For decades, the region's dictators maintained a monopoly on public information. Newspapers, radio stations, and national television broadcasts were nearly all owned by the state. These regime-controlled media outlets toed the government line, maligned political opponents, and blocked critical voices. By inverting the watchdog role of the press - where journalists expose, investigate, and question - what should be a critical independent institution was instead transformed into a mouthpiece for government propaganda.
The advent of blogs in the past few years, however, has reshaped the playing field. While some regimes (like Algeria) may still own the main printing presses and control the national supply of ink, any citizen can access free blogging services. Now an individual's voice - even that of a random student at Al-Azhar University, like Kareem Amer - can reach audiences around the globe.
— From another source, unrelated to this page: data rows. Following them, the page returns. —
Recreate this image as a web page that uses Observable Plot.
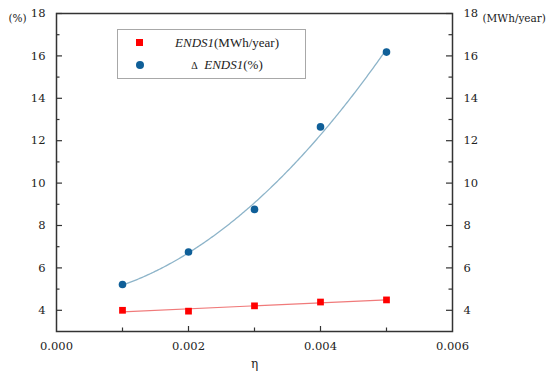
<!DOCTYPE html>
<html><head><meta charset="utf-8">
<script src="https://cdn.jsdelivr.net/npm/d3@7"></script>
<script src="https://cdn.jsdelivr.net/npm/@observablehq/plot@0.6"></script>
<style>
body{margin:0;background:#fff}
#wrap{position:relative;width:550px;height:381px;font-family:"Liberation Serif",serif;color:#222}
.legend{position:absolute;left:117px;top:29px;width:187px;height:48px;border:1px solid #a8a8a8;background:#fff;font-size:13px}
.mk{position:absolute}
.lt{position:absolute;left:40px;width:138px;text-align:center;line-height:16px}
</style></head><body><div id="wrap"></div><script>
// Data
const eta = [0.001, 0.002, 0.003, 0.004, 0.005];
const endsMWh = [4.00, 3.96, 4.21, 4.39, 4.49];      // ENDS1 (MWh/year)
const deltaEnds = [5.22, 6.75, 8.76, 12.65, 16.18];  // Δ ENDS1 (%)
const yMajor = [4, 6, 8, 10, 12, 14, 16, 18];
const yMinor = [5, 7, 9, 11, 13, 15, 17];
const xMajor = [0, 0.002, 0.004, 0.006];
const xMinor = [0.001, 0.003, 0.005];
const yDomain = [3, 18];
const xDomain = [0, 0.006];

const rows = eta.map((x, i) => ({x, e: endsMWh[i], d: deltaEnds[i]}));

// quadratic least-squares fit for the Δ ENDS1 trend curve
function polyfit(xs, ys, deg) {
  const n = deg + 1;
  const A = Array.from({length: n}, () => new Array(n + 1).fill(0));
  xs.forEach((x, k) => {
    for (let i = 0; i < n; i++) {
      for (let j = 0; j < n; j++) A[i][j] += Math.pow(x, i + j);
      A[i][n] += ys[k] * Math.pow(x, i);
    }
  });
  for (let i = 0; i < n; i++) {
    let p = i;
    for (let r = i + 1; r < n; r++) if (Math.abs(A[r][i]) > Math.abs(A[p][i])) p = r;
    [A[i], A[p]] = [A[p], A[i]];
    for (let r = 0; r < n; r++) if (r !== i) {
      const f = A[r][i] / A[i][i];
      for (let c = i; c <= n; c++) A[r][c] -= f * A[i][c];
    }
  }
  return A.map((row, i) => row[n] / row[i]);
}
const xs1 = eta.map(v => v * 1000);
const coef = polyfit(xs1, deltaEnds, 2);
const fitPts = d3.range(0, 201).map(k => {
  const t = xs1[0] + (xs1[xs1.length - 1] - xs1[0]) * k / 200;
  return {x: t / 1000, y: coef[0] + coef[1] * t + coef[2] * t * t};
});

const W = 550, H = 381, mL = 56, mR = 98, mT = 13, mB = 50;
const iw = W - mL - mR, ih = H - mT - mB;
const axisColor = "#333";
const FF = "DejaVu Serif";

const chart = Plot.plot({
  width: W, height: H,
  marginLeft: mL, marginRight: mR, marginTop: mT, marginBottom: mB,
  style: {fontFamily: FF, fontSize: "11.5px", color: "#222", background: "#fff"},
  x: {domain: xDomain},
  y: {domain: yDomain},
  marks: [
    Plot.linearRegressionY(rows, {x: "x", y: "e", stroke: "#f07a7a", strokeWidth: 1.1, ci: 0}),
    Plot.line(fitPts, {x: "x", y: "y", stroke: "#8db4c9", strokeWidth: 1.3}),
    Plot.dot(rows, {x: "x", y: "e", symbol: "square", r: 3.8, fill: "#ff0000"}),
    Plot.dot(rows, {x: "x", y: "d", r: 3.8, fill: "#0f5f98"}),
    Plot.tickY(yMajor, {y: d => d, insetRight: iw - 6, stroke: axisColor, strokeWidth: 1.2}),
    Plot.tickY(yMinor, {y: d => d, insetRight: iw - 3.5, stroke: axisColor, strokeWidth: 1.2}),
    Plot.tickY(yMajor, {y: d => d, insetLeft: iw - 6, stroke: axisColor, strokeWidth: 1.2}),
    Plot.tickY(yMinor, {y: d => d, insetLeft: iw - 3.5, stroke: axisColor, strokeWidth: 1.2}),
    Plot.tickX(xMajor.slice(1, -1), {x: d => d, insetTop: ih - 5, stroke: axisColor, strokeWidth: 1.2}),
    Plot.tickX(xMinor, {x: d => d, insetTop: ih - 3.5, stroke: axisColor, strokeWidth: 1.2}),
    Plot.frame({stroke: axisColor, strokeWidth: 1.5}),
    Plot.axisY({anchor: "left", ticks: yMajor, tickSize: 0, tickPadding: 11, label: null, tickFormat: d3.format("d"), fontFamily: FF, fontSize: 11.5}),
    Plot.axisY({anchor: "right", ticks: yMajor, tickSize: 0, tickPadding: 11, label: null, tickFormat: d3.format("d"), fontFamily: FF, fontSize: 11.5}),
    Plot.axisX({ticks: xMajor, tickSize: 0, tickPadding: 10, label: null, tickFormat: d3.format(".3f"), fontFamily: FF, fontSize: 11.5}),
    Plot.text(["(%)"], {frameAnchor: "top-left", dx: -48, dy: 1, textAnchor: "start", fontSize: 10.5, fontFamily: FF}),
    Plot.text(["(MWh/year)"], {frameAnchor: "top-right", dx: 30, dy: 1, textAnchor: "start", fontSize: 10.5, fontFamily: FF}),
    Plot.text(["η"], {frameAnchor: "bottom", dy: 36, fontSize: 12, fontFamily: FF})
  ]
});

const wrap = document.getElementById("wrap");
wrap.appendChild(chart);

const legend = document.createElement("div");
legend.className = "legend";
legend.innerHTML = `
  <div class="mk" style="left:18px;top:9px;width:7px;height:7px;background:#ff0000"></div>
  <div class="lt" style="top:5px"><i>ENDS1</i>(MWh/year)</div>
  <div class="mk" style="left:18px;top:31px;width:8px;height:8px;border-radius:50%;background:#0f5f98"></div>
  <div class="lt" style="top:27px"><span style="font-size:10px">Δ</span>&nbsp;&nbsp;<i>ENDS1</i>(%)</div>
`;
wrap.appendChild(legend);
</script></body></html>
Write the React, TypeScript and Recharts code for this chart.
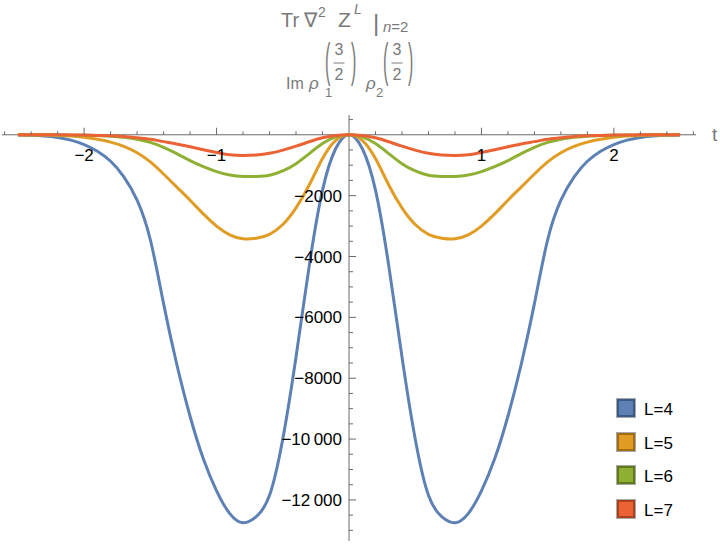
import React from "react";
import {
  LineChart,
  Line,
  XAxis,
  YAxis,
  ReferenceLine,
  ReferenceDot,
  Legend,
} from "recharts";

// t samples, -2.5 .. 2.5
const tValues = [
  -2.5, -2.4, -2.3, -2.2, -2.1, -2.0, -1.9, -1.8, -1.7, -1.6, -1.5, -1.4, -1.3,
  -1.2, -1.1, -1.0, -0.9, -0.8, -0.7, -0.6, -0.5, -0.4, -0.3, -0.2, -0.1, 0,
  0.1, 0.2, 0.3, 0.4, 0.5, 0.6, 0.7, 0.8, 0.9, 1.0, 1.1, 1.2, 1.3, 1.4, 1.5,
  1.6, 1.7, 1.8, 1.9, 2.0, 2.1, 2.2, 2.3, 2.4, 2.5,
];

const l4 = [
  -7, -18, -42, -88, -175, -320, -540, -870, -1380, -2150, -3450, -5550, -7550,
  -9250, -10650, -11700, -12450, -12750, -12550, -11850, -10000, -7300, -4300,
  -1820, -450, 0, -450, -1820, -4300, -7300, -10000, -11850, -12550, -12750,
  -12450, -11700, -10650, -9250, -7550, -5550, -3450, -2150, -1380, -870, -540,
  -320, -175, -88, -42, -18, -7,
];

const l5 = [
  -2, -5, -10, -20, -40, -80, -145, -240, -380, -590, -890, -1290, -1720, -2150,
  -2600, -3000, -3290, -3420, -3400, -3270, -2950, -2400, -1650, -780, -180, 0,
  -180, -780, -1650, -2400, -2950, -3270, -3400, -3420, -3290, -3000, -2600,
  -2150, -1720, -1290, -890, -590, -380, -240, -145, -80, -40, -20, -10, -5, -2,
];

const l6 = [
  0, 0, -1, -3, -6, -12, -25, -45, -85, -145, -250, -410, -620, -850, -1050,
  -1210, -1320, -1370, -1370, -1330, -1190, -950, -620, -290, -70, 0, -70, -290,
  -620, -950, -1190, -1330, -1370, -1370, -1320, -1210, -1050, -850, -620, -410,
  -250, -145, -85, -45, -25, -12, -6, -3, -1, 0, 0,
];

const l7 = [
  0, 0, -1, -2, -5, -10, -20, -35, -60, -100, -150, -225, -300, -395, -490,
  -580, -655, -680, -665, -610, -505, -375, -230, -100, -25, 0, -25, -100, -230,
  -375, -505, -610, -665, -680, -655, -580, -490, -395, -300, -225, -150, -100,
  -60, -35, -20, -10, -5, -2, -1, 0, 0,
];

const seriesKeys = ["L4", "L5", "L6", "L7"];
const seriesNames = ["L=4", "L=5", "L=6", "L=7"];
const seriesColors = ["#5e81b5", "#e19c24", "#8fb032", "#eb6235"];
const seriesEdges = ["#3d5a87", "#a36d12", "#60791c", "#a9421d"];

const xMajorTicks = [-2, -1, 1, 2];
const xMajorLabels = ["\u22122", "\u22121", "1", "2"];
const yMajorTicks = [-12000, -10000, -8000, -6000, -4000, -2000];
const yMajorLabels = [
  "\u221212\u2009000",
  "\u221210\u2009000",
  "\u22128000",
  "\u22126000",
  "\u22124000",
  "\u22122000",
];
const xMinorTicks = Array.from({ length: 27 }, (_, i) => -2.6 + i * 0.2).filter(
  (v) => Math.abs(v) > 1e-6 && Math.abs(v - Math.round(v)) > 1e-6
);
const yMinorTicks = Array.from({ length: 28 }, (_, i) => 500 - i * 500).filter(
  (v) => v !== 0 && v % 2000 !== 0
);

const rows = tValues.map((t, i) => ({
  t,
  L4: l4[i],
  L5: l5[i],
  L6: l6[i],
  L7: l7[i],
}));

const axisColor = "#6b6b6b";
const font = "'Liberation Sans', Arial, sans-serif";
const titleColor = "#7a7a7a";

const xTick = (len: number, label?: string) => (p: any) => (
  <g>
    <line x1={p.cx} y1={p.cy} x2={p.cx} y2={p.cy - len} stroke={axisColor} strokeWidth={1} />
    {label && (
      <text x={p.cx} y={p.cy + 26} textAnchor="middle" fontSize={17} fontFamily={font} fill="#000">
        {label}
      </text>
    )}
  </g>
);

const yTick = (len: number, label?: string) => (p: any) => (
  <g>
    <line x1={p.cx} y1={p.cy} x2={p.cx + len} y2={p.cy} stroke={axisColor} strokeWidth={1} />
    {label && (
      <text x={p.cx - 7} y={p.cy} dy="0.36em" textAnchor="end" fontSize={17} fontFamily={font} fill="#000">
        {label}
      </text>
    )}
  </g>
);

function LegendBox(props: any) {
  const items = props.payload || [];
  return (
    <div style={{ fontFamily: font }}>
      {items.map((it: any) => {
        const idx = seriesKeys.indexOf(it.dataKey);
        return (
          <div key={it.dataKey} style={{ display: "flex", alignItems: "center", height: 18, marginBottom: 15.7 }}>
            <div
              style={{
                width: 14,
                height: 14,
                background: seriesColors[idx],
                border: `2px solid ${seriesEdges[idx]}`,
                outline: "1px solid #a8a8a8",
              }}
            />
            <span style={{ marginLeft: 9, fontSize: 17, color: "#000", position: "relative", top: 2 }}>
              {seriesNames[idx]}
            </span>
          </div>
        );
      })}
    </div>
  );
}

function Paren({ x, y, ch }: { x: number; y: number; ch: string }) {
  return (
    <text transform={`translate(${x},${y}) scale(1,2.9)`} fontSize={16} fontFamily={font} fill={titleColor}>
      {ch}
    </text>
  );
}

function Frac({ x }: { x: number }) {
  return (
    <g fontFamily={font} fontSize={16} fill={titleColor} textAnchor="middle">
      <text x={x} y={55}>3</text>
      <line x1={x - 5.5} x2={x + 5.5} y1={63} y2={63} stroke={titleColor} strokeWidth={1} />
      <text x={x} y={80}>2</text>
    </g>
  );
}

export default function App() {
  return (
    <div style={{ position: "absolute", left: 0, top: 0, width: 720, height: 546, background: "#fff" }}>
      <LineChart width={720} height={546} data={rows} margin={{ top: 115, right: 24, bottom: 5, left: 2 }}>
        <XAxis type="number" dataKey="t" domain={[-2.62, 2.62]} allowDataOverflow hide />
        <YAxis type="number" domain={[-13350, 650]} allowDataOverflow hide />
        <ReferenceLine x={0} stroke={axisColor} strokeWidth={1} />
        <ReferenceLine y={0} stroke={axisColor} strokeWidth={1} />
        {xMinorTicks.map((v) => (
          <ReferenceDot key={`xm${v}`} x={v} y={0} r={0} shape={xTick(3.5)} />
        ))}
        {xMajorTicks.map((v, i) => (
          <ReferenceDot key={`xM${v}`} x={v} y={0} r={0} shape={xTick(7, xMajorLabels[i])} />
        ))}
        {yMinorTicks.map((v) => (
          <ReferenceDot key={`ym${v}`} x={0} y={v} r={0} shape={yTick(4)} />
        ))}
        {yMajorTicks.map((v, i) => (
          <ReferenceDot key={`yM${v}`} x={0} y={v} r={0} shape={yTick(7, yMajorLabels[i])} />
        ))}
        {seriesKeys.map((k, i) => (
          <Line
            key={k}
            type="natural"
            dataKey={k}
            name={seriesNames[i]}
            stroke={seriesColors[i]}
            strokeWidth={3}
            dot={false}
            isAnimationActive={false}
          />
        ))}
        <Legend
          layout="vertical"
          align="center"
          verticalAlign="middle"
          content={<LegendBox />}
          wrapperStyle={{ left: 617, top: 399, width: 100, height: 140 }}
        />
      </LineChart>
      <svg
        width={720}
        height={546}
        style={{ position: "absolute", left: 0, top: 0, pointerEvents: "none" }}
      >
        <g fontFamily={font} fill={titleColor}>
          <text x={281} y={27} fontSize={20}>Tr</text>
          <text x={304} y={27} fontSize={20}>{"\u2207"}</text>
          <text x={318} y={17} fontSize={14}>2</text>
          <text x={338} y={27} fontSize={21}>Z</text>
          <text x={354} y={14} fontSize={14} fontStyle="italic">L</text>
          <text x={373} y={31} fontSize={24}>|</text>
          <text x={383} y={32} fontSize={15}>
            <tspan fontStyle="italic">n</tspan>=2
          </text>
          <text x={286} y={89} fontSize={16}>Im</text>
          <text x={309} y={89} fontSize={17} fontStyle="italic">{"\u03c1"}</text>
          <text x={325} y={97} fontSize={13}>1</text>
          <Paren x={325} y={76} ch="(" />
          <Frac x={339} />
          <Paren x={351} y={76} ch=")" />
          <text x={366} y={89} fontSize={17} fontStyle="italic">{"\u03c1"}</text>
          <text x={376} y={97} fontSize={13}>2</text>
          <Paren x={383} y={76} ch="(" />
          <Frac x={397} />
          <Paren x={408} y={76} ch=")" />
          <text x={712} y={141} fontSize={19}>t</text>
        </g>
      </svg>
    </div>
  );
}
Regimes accustomed to control have struggled to respond. In Tunisia, web publisher Zouhair Yahyaoui was dragged from an Internet café by security forces and tortured into revealing his site's password after he posted a quiz mocking President Zinedine Ben Ali. In Bahrain, the Information Ministry blocked the blog of entrepreneur Mahmoud Al-Yousif for covering a political scandal. In Iran, authorities arrested student Mojtaba Saminejad after he condemned the arrest of several fellow bloggers and "insulted the Supreme Leader."
Protecting free speech in the Middle East hinges on the fate of young activists like Kareem Amer. Raised in a strict Islamic household, Amer was placed in Al-Azhar's religious school system at the age of six and watched as his sisters were forced to quit school and wear the niqab (the full-body black veil). After 18 years in the rigid world of the Al Azhar system, Amer evidently felt trapped. Rather than embrace the religious establishment, he became a critic of discrimination against women and non-Muslims.
Blogging became Amer's outlet - and his downfall. When Al-Azhar officials discovered a blogpost criticizing extremist professors, Amer was expelled and his case referred to the public prosecutor.
Although a human rights lawyer accompanied Amer to his interrogation, prosecutors made clear they were indicting Amer for his beliefs. "Do you fast on Ramadan?" they demanded. "Do you pray?" They even insisted he reveal his opinions on the Darfur crisis. Amer would not retract his blogposts, so prosecutors threw him in jail - and laughed at the human rights attorney present, openly mocking the concept of standing up for individual rights.
Only a few years ago, the arrest of a student at Al-Azhar would have been met with silence and indifference from the outside world. But today, hundreds of fellow bloggers and readers from around the world have raised the alarm. Over 1,500 have sent letters to the Egyptian government and the State Department demanding Amer's release. The technology that has empowered unknown students in closed societies to speak to the world also gives readers everywhere the ability to rally together to protect free expression.
It also enabled Amer to smuggle blogposts out from his Alexandria cell. "A person using his brain and expressing his ideas freely," he observed, "is more dangerous in our country than someone who destroys others' property or deals drugs."
Amer's arrest - for writing on a website few people have ever read - comes as the future of the Middle East hangs in the balance. While recent years have witnessed a surge in young voices challenging the status quo, powerful forces are trying to close down that window of greater liberty. In the campaign to hold Egyptian authorities accountable for criminalizing free speech, much more than the fate of one young blogger is at stake.
Dalia Ziada is a staffer at the Cairo-based Arabic Network for Human Rights Information. Jesse Sage directs the HAMSA project of the American Islamic Congress.